Troję północy niełatwo sklasyfikować i zaszufladkować. Nie jest to powieść ani praca czysto historyczna. Raczej coś pomiędzy popularnonaukową relacją o dziejach a powieścią, w którym bogactwo cytatów ze średniowiecznych kronik miesza się z opisami autentycznych wydarzeń oraz z fikcją literacką. Wielu narzeka na taką niejednorodność książki. Wielu wytyka ton i kontekst powstania dzieła. Troja północy została bowiem wydana w roku 1960 i pobrzmiewają w niej antyniemieckie tony, a tematyka powieści ma wspierać powojenną propagandę o polskości Ziem Zachodnich. W mojej ocenie żaden z tych zarzutów nie uchybia tej książce, a wręcz przeciwnie staje się jej atutem. Owo zbeletryzowanie historii zostało dokonane przez autorów bardzo umiejętnie, co pozwala czytelnikowi płynąć swobodnie wraz z ciekawą i dynamiczną opowieścią, pełną epickich wydarzeń, wielkiej polityki, heroicznych zmagań, bitew i potyczek, ludzi chciwych i agresywnych oraz wielkich i świętych. Czytelnik zainteresowany tą tematyką może łatwo sięgnąć do naukowych opracowań, w których zweryfikuje i usystematyzuje sobie aktualną wiedzę o tych wydarzeniach, dziś nieco inaczej ujmowanych i bardziej zniuansowanych. Z kolei antyniemieckość dzieła wynika z ukazania faktów historycznych przedstawiających germańską agresję i ekspansję, z odniesieniami do tak niedawnych, w chwili pisania dzieła, wydarzeń z okresu II wojny światowej. Jedynie końcowe fragmenty dzieła, będące swojego rodzaju manifestem jedności słowiańskiej, z pewnymi niejasnymi aluzjami do współczesnej autorom sytuacji politycznej bloku sowieckiego, mogą budzić niesmak lub dystans. Zarzut uczestniczenia w ówczesnej propagandzie także nie znajduje podstaw. Przynależność Ziem Zachodnich była polską racją stanu niezależną od władzy komunistycznej. Dziś, gdy władza sowiecka zniknęła, te ziemie są nadal nasze i nadal wymagają troski o ich polskość. Przez lata III Rzeczpospolitej, w atmosferze propagandy o pojednaniu polsko-niemieckim, trochę o tym zapomniano.
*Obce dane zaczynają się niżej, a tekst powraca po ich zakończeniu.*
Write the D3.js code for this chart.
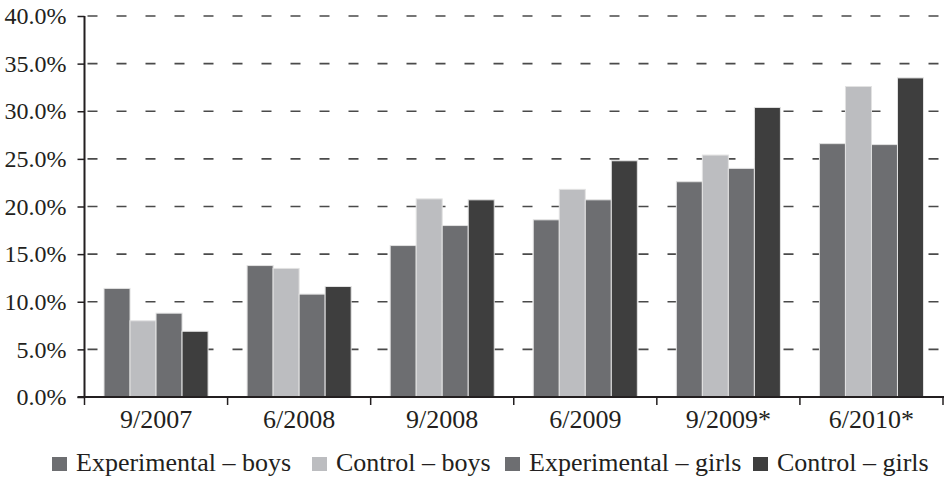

Dziś, gdy niemiecka polityka historyczna uderza w Polskę, powinniśmy wracać do przypominania Niemcom ich ludobójczych dokonań z XX wieku, które wyrastały z niemieckiej pychy znanej już od wieków. W takim kontekście do łask powinny powrócić takie dzieła jak Troja północy.